4. En deuxième lieu, en faisant état de certaines de ses évaluations antérieures à l'évaluation à 360° en litige, et en se référant aux attestations établies par certains de ses collaborateurs, par des diplomates étrangers, par des représentants d'organisations internationales, par des dirigeants associatifs, par des chefs d'entreprise et par diverses autres personnalités ayant travaillé avec elle, Mme Bourdin n'établit pas que la synthèse établie par les évaluateurs centraux, prévue à l'article 6 de l'arrêté du 26 décembre 2011, cité ci-dessus, n'aurait pas été établie sur la base de la compilation des réponses aux questionnaires. Cette synthèse et le commentaire qui l'accompagne, ne peuvent d'ailleurs être regardés comme ne résumant pas fidèlement ces mêmes réponses.
5. En troisième lieu, à supposer que Mme Bourdin ait entendu faire valoir ce moyen, ni ses évaluations antérieures à l'évaluation à 360° en litige, ni les attestations mentionnées ci-dessus ne démontrent que l'évaluation à 360° en litige reposerait sur une erreur manifeste d'appréciation.
6. Il résulte de ce qui précède que Mme Bourdin n'est pas fondée à soutenir que c'est à tort que, par le jugement attaqué, le tribunal administratif de Paris a rejeté sa demande. Sa requête doit par suite être rejetée, y compris ses conclusions présentées sur le fondement de l'article L. 761-1 du code de justice administrative.
DÉCIDE :
Article 1er : La requête de Mme Bourdin est rejetée.
Article 2 : Le présent arrêt sera notifié à Mme A... Bourdin et au ministre de l'Europe et des affaires étrangères.

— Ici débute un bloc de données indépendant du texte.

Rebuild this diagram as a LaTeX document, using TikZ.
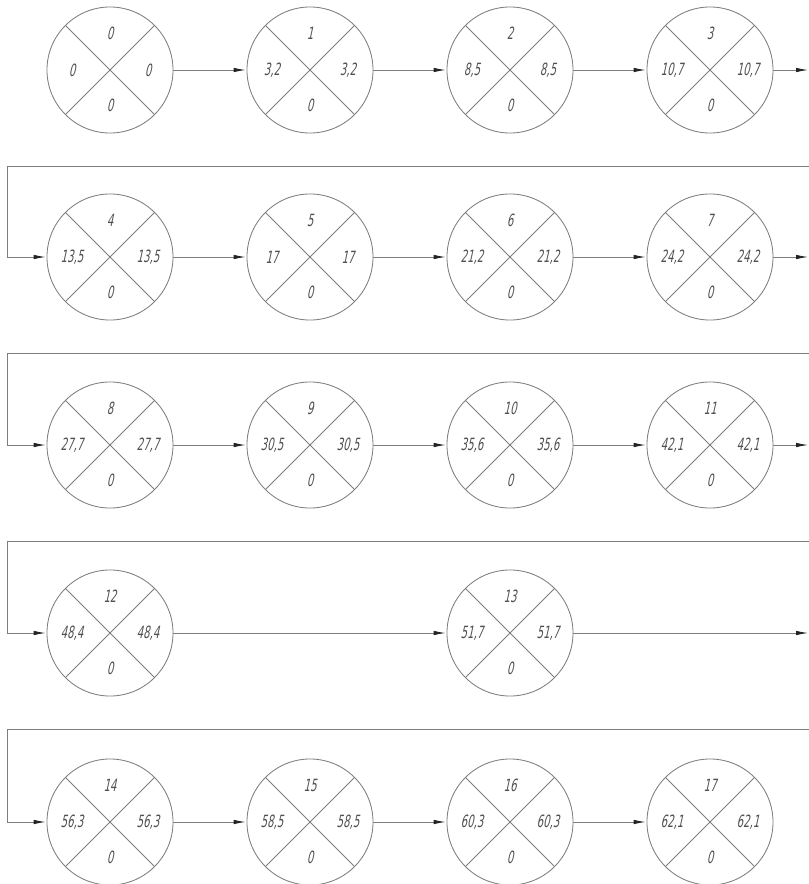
\documentclass[tikz,border=0pt]{standalone}
\usepackage{fontspec}
\usepackage{tikz}
\usetikzlibrary{arrows.meta}
\newfontfamily\gostfont[FakeStretch=0.6,FakeSlant=0.22]{DejaVu Sans}
\definecolor{linegray}{RGB}{125,125,125}
\definecolor{textgray}{RGB}{80,80,80}
\definecolor{tipgray}{RGB}{35,35,35}

\tikzset{
  eventnode/.style={circle, draw=linegray, line width=0.6pt, minimum size=3.15cm, inner sep=0pt},
  eventline/.style={draw=linegray, line width=0.6pt},
  eventlabel/.style={text=textgray, font=\gostfont\fontsize{12pt}{14pt}\selectfont, inner sep=0pt},
  flow/.style={draw=linegray, line width=0.6pt, shorten >=0.6pt,
    -{Latex[length=3mm,width=1.1mm,color=tipgray]}}
}

% event: name, x, y, number, early time, late time, reserve
\newcommand{\event}[7]{%
  \node[eventnode] (#1) at (#2,#3) {};
  \draw[eventline] (#1.45) -- (#1.225) (#1.135) -- (#1.315);
  \path (#1) ++(0,-37) node[eventlabel] {#4}
        (#1) ++(-38,0) node[eventlabel] {#5}
        (#1) ++(38,0) node[eventlabel] {#6}
        (#1) ++(0,35) node[eventlabel] {#7};
}

\begin{document}
\begin{tikzpicture}[x=0.025cm, y=-0.025cm]
        \useasboundingbox (0,0) rectangle (809,884);

        % Row 1
        \event{e0}{110}{70}{0}{0}{0}{0}
        \event{e1}{310}{70}{1}{3,2}{3,2}{0}
        \event{e2}{510}{70}{2}{8,5}{8,5}{0}
        \event{e3}{710}{70}{3}{10,7}{10,7}{0}

        % Row 2
        \event{e4}{110}{257}{4}{13,5}{13,5}{0}
        \event{e5}{310}{257}{5}{17}{17}{0}
        \event{e6}{510}{257}{6}{21,2}{21,2}{0}
        \event{e7}{710}{257}{7}{24,2}{24,2}{0}

        % Row 3
        \event{e8}{110}{445}{8}{27,7}{27,7}{0}
        \event{e9}{310}{445}{9}{30,5}{30,5}{0}
        \event{e10}{510}{445}{10}{35,6}{35,6}{0}
        \event{e11}{710}{445}{11}{42,1}{42,1}{0}

        % Row 4
        \event{e12}{110}{633}{12}{48,4}{48,4}{0}
        \event{e13}{510}{633}{13}{51,7}{51,7}{0}

        % Row 5
        \event{e14}{110}{822}{14}{56,3}{56,3}{0}
        \event{e15}{310}{822}{15}{58,5}{58,5}{0}
        \event{e16}{510}{822}{16}{60,3}{60,3}{0}
        \event{e17}{710}{822}{17}{62,1}{62,1}{0}

        % Page edge points for the row breaks
        \coordinate (r1) at (809,70);
        \coordinate (r2) at (809,257);
        \coordinate (r3) at (809,445);
        \coordinate (r4) at (809,633);
        \coordinate (w1) at (809,166);
        \coordinate (w2) at (809,353);
        \coordinate (w3) at (809,541);
        \coordinate (w4) at (809,729);
        \coordinate (v1) at (7,257);
        \coordinate (v2) at (7,445);
        \coordinate (v3) at (7,633);
        \coordinate (v4) at (7,822);

        % Connectors within rows
        \draw[flow] (e0) -- (e1);
        \draw[flow] (e1) -- (e2);
        \draw[flow] (e2) -- (e3);
        \draw[flow] (e3) -- (r1);
        \draw[flow] (e4) -- (e5);
        \draw[flow] (e5) -- (e6);
        \draw[flow] (e6) -- (e7);
        \draw[flow] (e7) -- (r2);
        \draw[flow] (e8) -- (e9);
        \draw[flow] (e9) -- (e10);
        \draw[flow] (e10) -- (e11);
        \draw[flow] (e11) -- (r3);
        \draw[flow] (e12) -- (e13);
        \draw[flow] (e13) -- (r4);
        \draw[flow] (e14) -- (e15);
        \draw[flow] (e15) -- (e16);
        \draw[flow] (e16) -- (e17);

        % Row breaks
        \draw[flow] (w1) -| (v1) -- (e4.west);
        \draw[flow] (w2) -| (v2) -- (e8.west);
        \draw[flow] (w3) -| (v3) -- (e12.west);
        \draw[flow] (w4) -| (v4) -- (e14.west);
\end{tikzpicture}
\end{document}
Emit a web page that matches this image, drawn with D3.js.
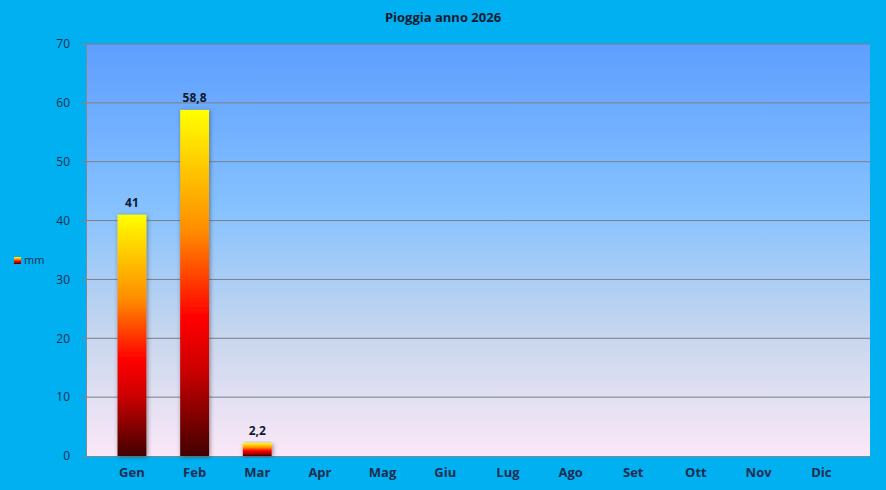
<html>
<head>
<script src="https://d3js.org/d3.v7.min.js"></script>
<style>
  body { margin: 0; background: #00b0f0; }
  text { font-family: "Open Sans", "Liberation Sans", sans-serif; }
</style>
</head>
<body>
<div id="vis"></div>
<script>
    // data
    var months = ["Gen", "Feb", "Mar", "Apr", "Mag", "Giu", "Lug", "Ago", "Set", "Ott", "Nov", "Dic"];
    var rain = [41, 58.8, 2.2, null, null, null, null, null, null, null, null, null];
    var yTicks = [0, 10, 20, 30, 40, 50, 60, 70];

    var W = 886, H = 490;
    var plot = { left: 86, right: 870, top: 44, bottom: 456 };

    var svg = d3.select("#vis").append("svg")
        .attr("width", W).attr("height", H);

    var defs = svg.append("defs");

    // plot background gradient
    var bg = defs.append("linearGradient").attr("id", "bg")
        .attr("x1", 0).attr("y1", 0).attr("x2", 0).attr("y2", 1);
    bg.append("stop").attr("offset", "0%").attr("stop-color", "#5e9eff");
    bg.append("stop").attr("offset", "40%").attr("stop-color", "#86c2ff");
    bg.append("stop").attr("offset", "70%").attr("stop-color", "#c6d6ee");
    bg.append("stop").attr("offset", "100%").attr("stop-color", "#fbe8f7");

    // bar gradient
    var bar = defs.append("linearGradient").attr("id", "bar")
        .attr("x1", 0).attr("y1", 0).attr("x2", 0).attr("y2", 1);
    bar.append("stop").attr("offset", "0%").attr("stop-color", "#ffff00");
    bar.append("stop").attr("offset", "35%").attr("stop-color", "#ff8c00");
    bar.append("stop").attr("offset", "60%").attr("stop-color", "#ff0000");
    bar.append("stop").attr("offset", "75%").attr("stop-color", "#cc0000");
    bar.append("stop").attr("offset", "100%").attr("stop-color", "#420000");

    var shadow = defs.append("filter").attr("id", "shadow")
        .attr("x", "-30%").attr("y", "-10%").attr("width", "160%").attr("height", "120%");
    shadow.append("feDropShadow").attr("dx", 1).attr("dy", 1)
        .attr("stdDeviation", 2).attr("flood-color", "#333").attr("flood-opacity", 0.55);

    svg.append("rect")
        .attr("x", plot.left).attr("y", plot.top)
        .attr("width", plot.right - plot.left).attr("height", plot.bottom - plot.top)
        .attr("fill", "url(#bg)");

    var x = d3.scaleBand()
        .domain(months)
        .range([100.6, 852.6])
        .paddingInner(0.54)
        .paddingOuter(0.27);

    var y = d3.scaleLinear()
        .domain([0, 70])
        .range([plot.bottom, plot.top]);

    // gridlines
    svg.append("g")
        .selectAll("line")
        .data(yTicks.slice(1))
        .enter().append("line")
        .attr("x1", plot.left - 4).attr("x2", plot.right)
        .attr("y1", function (d) { return y(d); })
        .attr("y2", function (d) { return y(d); })
        .attr("stroke", "#7a7f88").attr("stroke-width", 1);

    // y axis
    var yAxis = svg.append("g")
        .attr("transform", "translate(" + plot.left + ",0)")
        .call(d3.axisLeft(y).tickValues(yTicks).tickSize(4).tickPadding(12));
    yAxis.select(".domain").attr("stroke", "#7a8a99");
    yAxis.selectAll(".tick line").attr("stroke", "#7a8a99");
    yAxis.selectAll("text")
        .attr("fill", "#1f2d50")
        .style("font-size", "12px")
        .style("font-family", "'Open Sans', sans-serif");

    // x axis
    var xAxis = svg.append("g")
        .attr("transform", "translate(0," + plot.bottom + ")")
        .call(d3.axisBottom(x).tickSize(0).tickPadding(12));
    xAxis.select(".domain").attr("d", "M" + plot.left + ",0.5H" + plot.right).attr("stroke", "#7a8a99");
    xAxis.selectAll("text")
        .attr("fill", "#1f2d50")
        .style("font-size", "13px")
        .style("font-weight", "bold")
        .style("font-family", "'Open Sans', sans-serif");

    var data = months.map(function (m, i) { return { m: m, v: rain[i] }; })
        .filter(function (d) { return d.v != null; });

    svg.append("g")
        .selectAll("rect")
        .data(data)
        .enter().append("rect")
        .attr("x", function (d) { return x(d.m); })
        .attr("y", function (d) { return y(d.v); })
        .attr("width", x.bandwidth())
        .attr("height", function (d) { return y(0) - y(d.v); })
        .attr("fill", "url(#bar)")
        .attr("filter", "url(#shadow)");

    svg.append("g")
        .selectAll("text")
        .data(data)
        .enter().append("text")
        .attr("x", function (d) { return x(d.m) + x.bandwidth() / 2; })
        .attr("y", function (d) { return y(d.v) - 8; })
        .attr("text-anchor", "middle")
        .style("font-size", "12px")
        .style("font-weight", "bold")
        .attr("fill", "#111a30")
        .text(function (d) { return String(d.v).replace(".", ","); });

    // title
    svg.append("text")
        .attr("x", 443).attr("y", 22)
        .attr("text-anchor", "middle")
        .style("font-size", "13px")
        .style("font-weight", "bold")
        .attr("fill", "#111a30")
        .text("Pioggia anno 2026");

    // legend
    svg.append("rect")
        .attr("x", 14).attr("y", 257).attr("width", 7).attr("height", 7)
        .attr("fill", "url(#bar)");
    svg.append("text")
        .attr("x", 24).attr("y", 264)
        .style("font-size", "11px")
        .attr("fill", "#1f2d50")
        .text("mm");
</script>
</body>
</html>
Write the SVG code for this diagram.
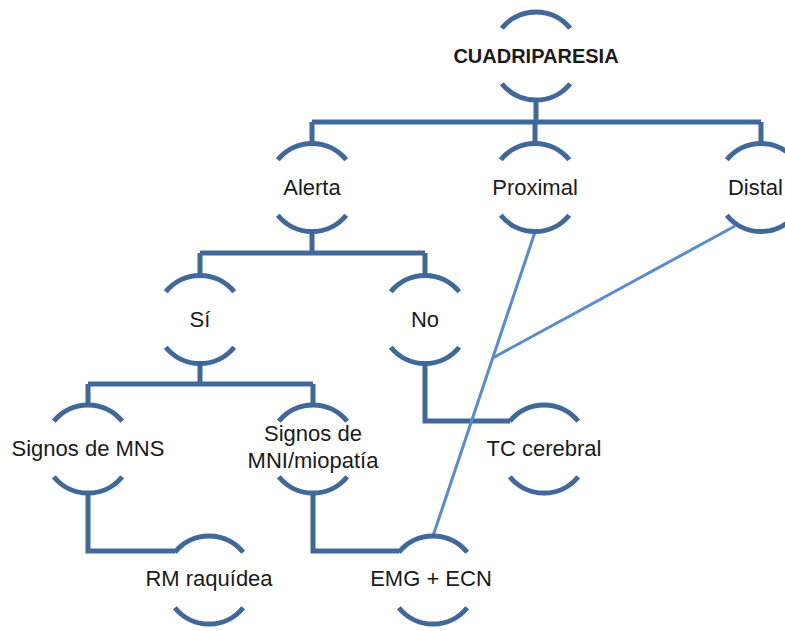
<svg xmlns="http://www.w3.org/2000/svg" width="785" height="631" viewBox="0 0 785 631">
<defs>
<style>
.arc{fill:none;stroke:#41689b;stroke-width:5;stroke-linecap:butt}
.con{fill:none;stroke:#41689b;stroke-width:5;stroke-linejoin:miter}
.lt{fill:none;stroke:#5a8ad0;stroke-width:3}
text{font-family:"Liberation Sans",Arial,sans-serif;font-size:22px;fill:#1a1a1a;text-anchor:middle}
.b{font-weight:bold;font-size:20px}
</style>
</defs>
<rect width="785" height="631" fill="#ffffff"/>
<g id="connectors">
<path class="con" d="M536,100 V122 M312,122 H761 M312,122 V143.5 M535,122 V143.5 M761,122 V143.5"/>
<path class="con" d="M312,231.5 V253 M200,253 H425 M200,253 V275.5 M425,253 V275.5"/>
<path class="con" d="M200,363.5 V384 M88,384 H313 M88,384 V405 M313,384 V405"/>
<path class="con" d="M88,493 V551 H175"/>
<path class="con" d="M313,493 V551 H399"/>
<path class="con" d="M425,363.5 V421 H510"/>
<path class="lt" d="M535,232 L433,536"/>
<path class="lt" d="M735,226 L492.7,358"/>
</g>
<g id="n-cuadriparesia">
<path class="arc" d="M501.8,28.3 A44 44 0 0 1 570.2,28.3 M501.8,83.7 A44 44 0 0 0 570.2,83.7"/>
<text class="b" x="536" y="63">CUADRIPARESIA</text>
</g>
<g id="n-alerta">
<path class="arc" d="M277.8,159.8 A44 44 0 0 1 346.2,159.8 M277.8,215.2 A44 44 0 0 0 346.2,215.2"/>
<text x="312" y="194.5">Alerta</text>
</g>
<g id="n-proximal">
<path class="arc" d="M500.8,159.8 A44 44 0 0 1 569.2,159.8 M500.8,215.2 A44 44 0 0 0 569.2,215.2"/>
<text x="535" y="194.5">Proximal</text>
</g>
<g id="n-distal">
<path class="arc" d="M726.8,159.8 A44 44 0 0 1 795.2,159.8 M726.8,215.2 A44 44 0 0 0 795.2,215.2"/>
<text x="783" y="194.5" style="text-anchor:end">Distal</text>
</g>
<g id="n-si">
<path class="arc" d="M165.8,291.8 A44 44 0 0 1 234.2,291.8 M165.8,347.2 A44 44 0 0 0 234.2,347.2"/>
<text x="200" y="326.5">Sí</text>
</g>
<g id="n-no">
<path class="arc" d="M390.8,291.8 A44 44 0 0 1 459.2,291.8 M390.8,347.2 A44 44 0 0 0 459.2,347.2"/>
<text x="425" y="326.5">No</text>
</g>
<g id="n-mns">
<path class="arc" d="M53.8,421.3 A44 44 0 0 1 122.2,421.3 M53.8,476.7 A44 44 0 0 0 122.2,476.7"/>
<text x="88" y="456">Signos de MNS</text>
</g>
<g id="n-mni">
<path class="arc" d="M278.8,421.3 A44 44 0 0 1 347.2,421.3 M278.8,476.7 A44 44 0 0 0 347.2,476.7"/>
<text x="313" y="441">Signos de</text>
<text x="313" y="468">MNI/miopatía</text>
</g>
<g id="n-tc">
<path class="arc" d="M509.8,421.3 A44 44 0 0 1 578.2,421.3 M509.8,476.7 A44 44 0 0 0 578.2,476.7"/>
<text x="544" y="456">TC cerebral</text>
</g>
<g id="n-rm">
<path class="arc" d="M174.8,552.3 A44 44 0 0 1 243.2,552.3 M174.8,607.7 A44 44 0 0 0 243.2,607.7"/>
<text x="209" y="586">RM raquídea</text>
</g>
<g id="n-emg">
<path class="arc" d="M398.8,552.3 A44 44 0 0 1 467.2,552.3 M398.8,607.7 A44 44 0 0 0 467.2,607.7"/>
<text x="431" y="586">EMG + ECN</text>
</g>
</svg>
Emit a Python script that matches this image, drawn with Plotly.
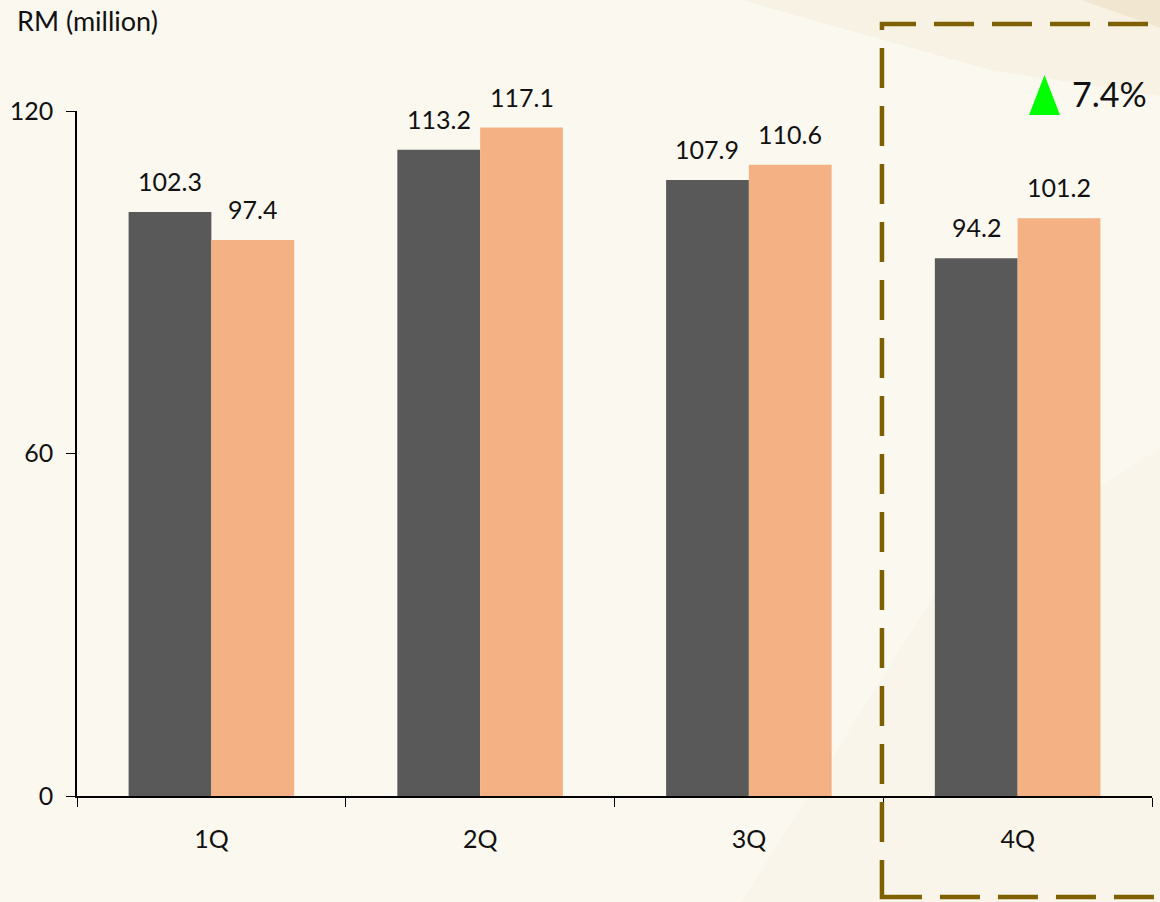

Délibéré après l'audience du 2 octobre 2024, à laquelle siégeaient :
Mme Bonifacj, présidente de chambre,
M. Niollet, président-assesseur,
M. Pagès, premier conseiller.
Rendu public par mise à disposition au greffe, le 16 octobre 2024.
Le rapporteur,
J-C. NIOLLETLa présidente,
J. BONIFACJLa greffière,
E. TORDO
La République mande et ordonne au ministre de l'Europe et des affaires étrangères en ce qui le concerne ou à tous commissaires de justice à ce requis en ce qui concerne les voies de droit commun contre les parties privées, de pourvoir à l'exécution de la présente décision.